* _Work to complete_
Every line from the start of the records through the line with "const x0 = 56, xEnd" is to be written out exactly; pictures are not.
------------------------------------------------------------------------
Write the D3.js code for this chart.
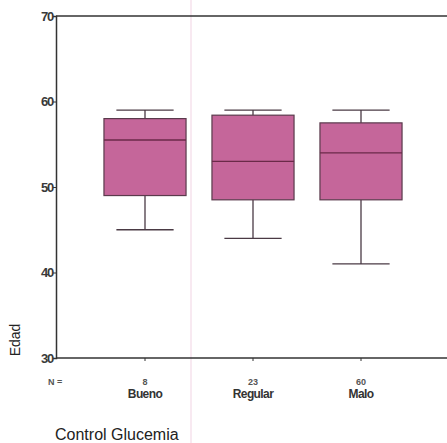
<!DOCTYPE html>
<html><head><meta charset="utf-8">
<script src="https://cdn.jsdelivr.net/npm/d3@7"></script>
<style>body{margin:0;background:#fff}svg{display:block}</style>
</head><body>
<svg id="c" width="447" height="443"></svg>
<script>
const categories = ["Bueno", "Regular", "Malo"];
const counts = [8, 23, 60];
const whiskerLow = [45, 44, 41];
const q1 = [49, 48.5, 48.5];
const median = [55.5, 53, 54];
const q3 = [58, 58.4, 57.5];
const whiskerHigh = [59, 59, 59];
const yTicks = [30, 40, 50, 60, 70];

const svg = d3.select("#c");
const font = "Arial, 'Liberation Sans', sans-serif";
const x0 = 56, xEnd = 447, yTop = 16, yBot = 358;

const y = d3.scaleLinear().domain([30, 70]).range([yBot, yTop]);
const x = d3.scaleBand().domain(categories).range([91, 415]).padding(0);
const bw = x.bandwidth();

// faint scan line artifact
svg.append("line").attr("x1", 191).attr("x2", 191).attr("y1", 0).attr("y2", 443)
  .attr("stroke", "#f6e2ec").attr("stroke-width", 1.5);

// top frame line
svg.append("line").attr("x1", x0).attr("x2", xEnd).attr("y1", yTop).attr("y2", yTop)
  .attr("stroke", "#333").attr("stroke-width", 1.3);

// y axis
const yAxis = svg.append("g").attr("transform", `translate(${x0},0)`)
  .call(d3.axisLeft(y).tickValues(yTicks).tickSize(3).tickFormat(d3.format("d")));
yAxis.select(".domain").attr("stroke", "#333").attr("stroke-width", 1.5);
yAxis.selectAll(".tick line").attr("stroke", "#333");
yAxis.selectAll(".tick text").attr("font-family", font).attr("font-size", 13)
  .attr("font-weight", "bold").attr("fill", "#3a3a3a").attr("x", -3).attr("letter-spacing", -1.2);

// x axis
svg.append("line").attr("x1", x0).attr("x2", xEnd).attr("y1", yBot).attr("y2", yBot)
  .attr("stroke", "#333").attr("stroke-width", 1.5);
const xAxis = svg.append("g").attr("transform", `translate(0,${yBot})`)
  .call(d3.axisBottom(x).tickSize(3).tickFormat((d, i) => counts[i]));
xAxis.select(".domain").remove();
xAxis.selectAll(".tick line").attr("stroke", "#333");
xAxis.selectAll(".tick text").attr("font-family", font).attr("font-size", 9)
  .attr("font-weight", "bold").attr("fill", "#555").attr("y", 27).attr("dy", 0);

svg.append("text").attr("x", 48).attr("y", 385).attr("font-family", font)
  .attr("font-size", 9).attr("font-weight", "bold").attr("fill", "#555").text("N =");

svg.selectAll(".cat").data(categories).join("text").attr("class", "cat")
  .attr("x", d => x(d) + bw / 2).attr("y", 398).attr("text-anchor", "middle")
  .attr("font-family", font).attr("font-size", 12).attr("font-weight", "bold")
  .attr("fill", "#333").attr("letter-spacing", -0.6).text(d => d);

svg.append("text").attr("x", 55).attr("y", 440).attr("font-family", font)
  .attr("font-size", 16).attr("fill", "#222").text("Control Glucemia");

svg.append("text").attr("transform", "translate(20,340) rotate(-90)")
  .attr("text-anchor", "middle").attr("font-family", font).attr("font-size", 14)
  .attr("fill", "#222").text("Edad");

// boxes
const g = svg.append("g");
categories.forEach((c, i) => {
  const cx = x(c) + bw / 2;
  const boxW = bw * 0.76, capW = bw * 0.53;
  const st = "#4a3a44";
  g.append("line").attr("x1", cx).attr("x2", cx).attr("y1", y(whiskerHigh[i])).attr("y2", y(q3[i]))
    .attr("stroke", st).attr("stroke-width", 1.3);
  g.append("line").attr("x1", cx).attr("x2", cx).attr("y1", y(q1[i])).attr("y2", y(whiskerLow[i]))
    .attr("stroke", st).attr("stroke-width", 1.3);
  g.append("line").attr("x1", cx - capW / 2).attr("x2", cx + capW / 2)
    .attr("y1", y(whiskerHigh[i])).attr("y2", y(whiskerHigh[i])).attr("stroke", st).attr("stroke-width", 1.3);
  g.append("line").attr("x1", cx - capW / 2).attr("x2", cx + capW / 2)
    .attr("y1", y(whiskerLow[i])).attr("y2", y(whiskerLow[i])).attr("stroke", st).attr("stroke-width", 1.3);
  g.append("rect").attr("x", cx - boxW / 2).attr("width", boxW)
    .attr("y", y(q3[i])).attr("height", y(q1[i]) - y(q3[i]))
    .attr("fill", "#c5669a").attr("stroke", "#5a3a4c").attr("stroke-width", 1.2);
  g.append("line").attr("x1", cx - boxW / 2).attr("x2", cx + boxW / 2)
    .attr("y1", y(median[i])).attr("y2", y(median[i])).attr("stroke", "#6a2a48").attr("stroke-width", 1.3);
});
</script>
</body></html>
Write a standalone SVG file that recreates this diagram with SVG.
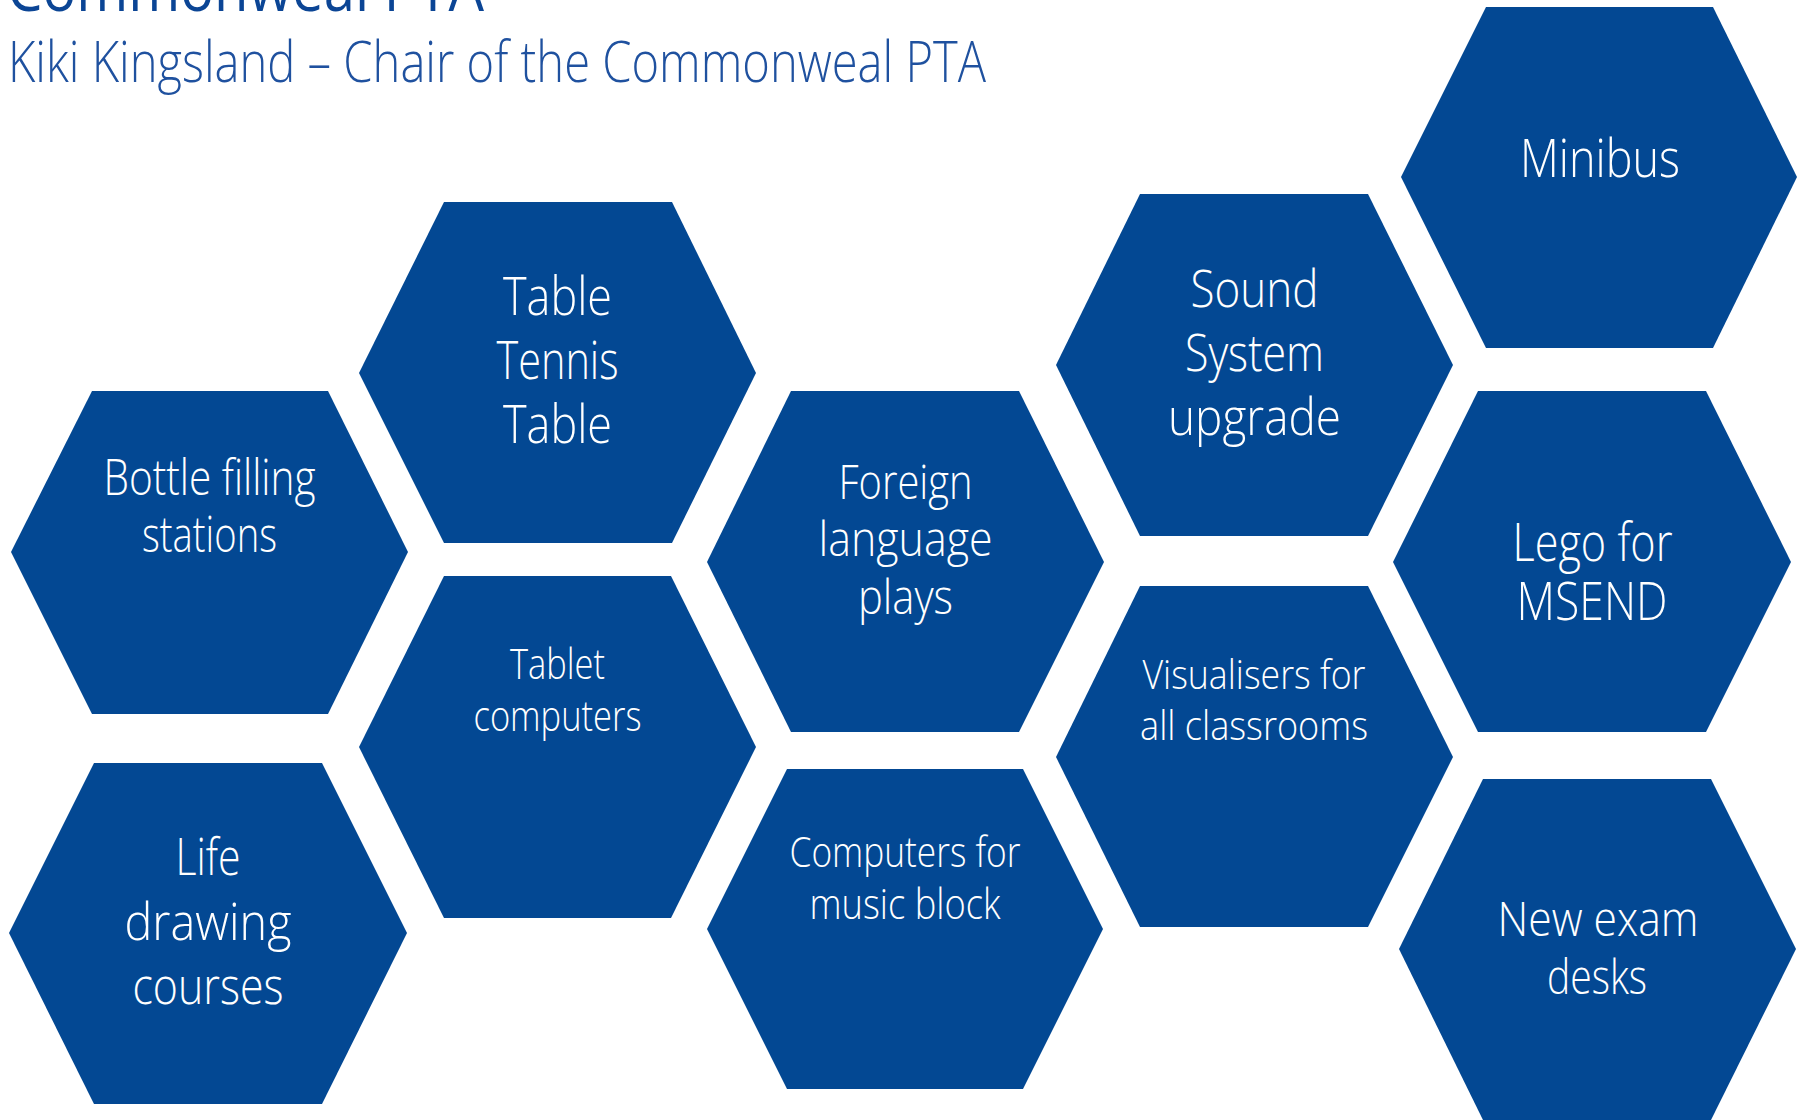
<svg xmlns="http://www.w3.org/2000/svg" width="1806" height="1120" viewBox="0 0 1806 1120">
<style>
.hex{fill:#034893;}
.lbl{font-family:"Open Sans","Segoe UI",sans-serif;font-weight:300;fill:#ffffff;text-anchor:middle;}
.title{font-family:"Open Sans",sans-serif;font-weight:400;fill:#0b4595;}
.sub{font-family:"Open Sans",sans-serif;font-weight:300;fill:#1f519f;}
</style>
<rect width="1806" height="1120" fill="#ffffff"/>
<text class="title" x="7" y="11" font-size="64" textLength="477" lengthAdjust="spacingAndGlyphs">Commonweal PTA</text>
<text class="sub" x="8" y="82" font-size="57" textLength="978" lengthAdjust="spacingAndGlyphs">Kiki Kingsland – Chair of the Commonweal PTA</text>
<g id="connectors"></g>
<g id="node-bottle">
<polygon class="hex" points="92,391 328,391 408,552 328,714 92,714 11,552"/>
<text class="lbl" font-size="49"><tspan x="209.5" y="495" textLength="212" lengthAdjust="spacingAndGlyphs">Bottle filling</tspan><tspan x="209.5" y="552" textLength="135" lengthAdjust="spacingAndGlyphs">stations</tspan></text>
</g>
<g id="node-tabletennis">
<polygon class="hex" points="444,202 672,202 756,373 672,543 444,543 359,373"/>
<text class="lbl" font-size="53"><tspan x="557.5" y="315" textLength="109" lengthAdjust="spacingAndGlyphs">Table</tspan><tspan x="557.5" y="378.5" textLength="122" lengthAdjust="spacingAndGlyphs">Tennis</tspan><tspan x="557.5" y="442.5" textLength="109" lengthAdjust="spacingAndGlyphs">Table</tspan></text>
</g>
<g id="node-tablet">
<polygon class="hex" points="444,576 671,576 756,747 671,918 444,918 359,747"/>
<text class="lbl" font-size="42"><tspan x="557.5" y="679" textLength="95" lengthAdjust="spacingAndGlyphs">Tablet</tspan><tspan x="557.5" y="730.5" textLength="168" lengthAdjust="spacingAndGlyphs">computers</tspan></text>
</g>
<g id="node-life">
<polygon class="hex" points="94,763 322,763 407,933 322,1104 94,1104 9,933"/>
<text class="lbl" font-size="51"><tspan x="208" y="875" textLength="65" lengthAdjust="spacingAndGlyphs">Life</tspan><tspan x="208" y="939.5" textLength="167" lengthAdjust="spacingAndGlyphs">drawing</tspan><tspan x="208" y="1003.5" textLength="151" lengthAdjust="spacingAndGlyphs">courses</tspan></text>
</g>
<g id="node-foreign">
<polygon class="hex" points="791,391 1019,391 1104,562 1019,732 791,732 707,562"/>
<text class="lbl" font-size="48"><tspan x="905.5" y="499" textLength="134" lengthAdjust="spacingAndGlyphs">Foreign</tspan><tspan x="905.5" y="556" textLength="174" lengthAdjust="spacingAndGlyphs">language</tspan><tspan x="905.5" y="613.5" textLength="95" lengthAdjust="spacingAndGlyphs">plays</tspan></text>
</g>
<g id="node-computers">
<polygon class="hex" points="787,769 1023,769 1103,929 1023,1089 787,1089 707,929"/>
<text class="lbl" font-size="42"><tspan x="905" y="866.5" textLength="231" lengthAdjust="spacingAndGlyphs">Computers for</tspan><tspan x="905" y="918.5" textLength="191" lengthAdjust="spacingAndGlyphs">music block</tspan></text>
</g>
<g id="node-sound">
<polygon class="hex" points="1140,194 1368,194 1453,365 1368,536 1140,536 1056,365"/>
<text class="lbl" font-size="52"><tspan x="1254.5" y="306.5" textLength="128" lengthAdjust="spacingAndGlyphs">Sound</tspan><tspan x="1254.5" y="370.5" textLength="139" lengthAdjust="spacingAndGlyphs">System</tspan><tspan x="1254.5" y="435" textLength="173" lengthAdjust="spacingAndGlyphs">upgrade</tspan></text>
</g>
<g id="node-visualisers">
<polygon class="hex" points="1140,586 1368,586 1453,757 1368,927 1140,927 1056,757"/>
<text class="lbl" font-size="41"><tspan x="1254" y="688.5" textLength="223" lengthAdjust="spacingAndGlyphs">Visualisers for</tspan><tspan x="1254" y="740" textLength="228" lengthAdjust="spacingAndGlyphs">all classrooms</tspan></text>
</g>
<g id="node-minibus">
<polygon class="hex" points="1486,7 1713,7 1797,177 1713,348 1486,348 1401,177"/>
<text class="lbl" font-size="54"><tspan x="1600" y="176.5" textLength="160" lengthAdjust="spacingAndGlyphs">Minibus</tspan></text>
</g>
<g id="node-lego">
<polygon class="hex" points="1478,391 1706,391 1791,562 1706,732 1478,732 1393,562"/>
<text class="lbl" font-size="53"><tspan x="1592.5" y="561" textLength="160" lengthAdjust="spacingAndGlyphs">Lego for</tspan><tspan x="1592" y="619.5" textLength="151" lengthAdjust="spacingAndGlyphs">MSEND</tspan></text>
</g>
<g id="node-exam">
<polygon class="hex" points="1483,779 1711,779 1796,949 1711,1120 1483,1120 1399,949"/>
<text class="lbl" font-size="48"><tspan x="1598" y="935.5" textLength="201" lengthAdjust="spacingAndGlyphs">New exam</tspan><tspan x="1597" y="993.5" textLength="100" lengthAdjust="spacingAndGlyphs">desks</tspan></text>
</g>
</svg>
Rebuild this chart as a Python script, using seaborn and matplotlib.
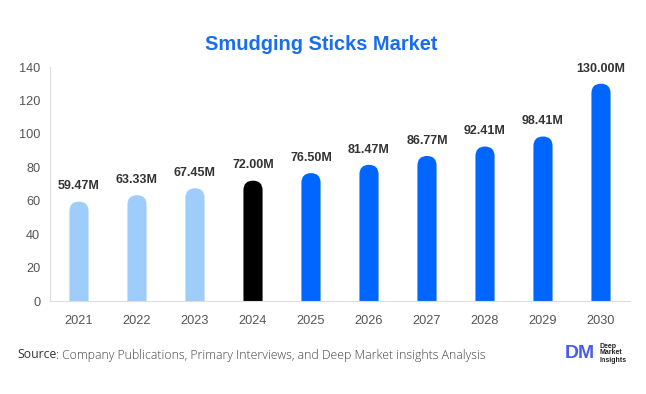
------------------------------------------------------------------------
* _The output_
Write the D3.js code for this chart.
<!DOCTYPE html>
<html><head><meta charset="utf-8">
<script src="https://cdn.jsdelivr.net/npm/d3@7"></script>
<style>body{margin:0;background:#fff}svg{display:block}</style>
</head><body>
<svg id="c" width="447" height="443"></svg>
<script>
const categories = ["Bueno", "Regular", "Malo"];
const counts = [8, 23, 60];
const whiskerLow = [45, 44, 41];
const q1 = [49, 48.5, 48.5];
const median = [55.5, 53, 54];
const q3 = [58, 58.4, 57.5];
const whiskerHigh = [59, 59, 59];
const yTicks = [30, 40, 50, 60, 70];

const svg = d3.select("#c");
const font = "Arial, 'Liberation Sans', sans-serif";
const x0 = 56, xEnd = 447, yTop = 16, yBot = 358;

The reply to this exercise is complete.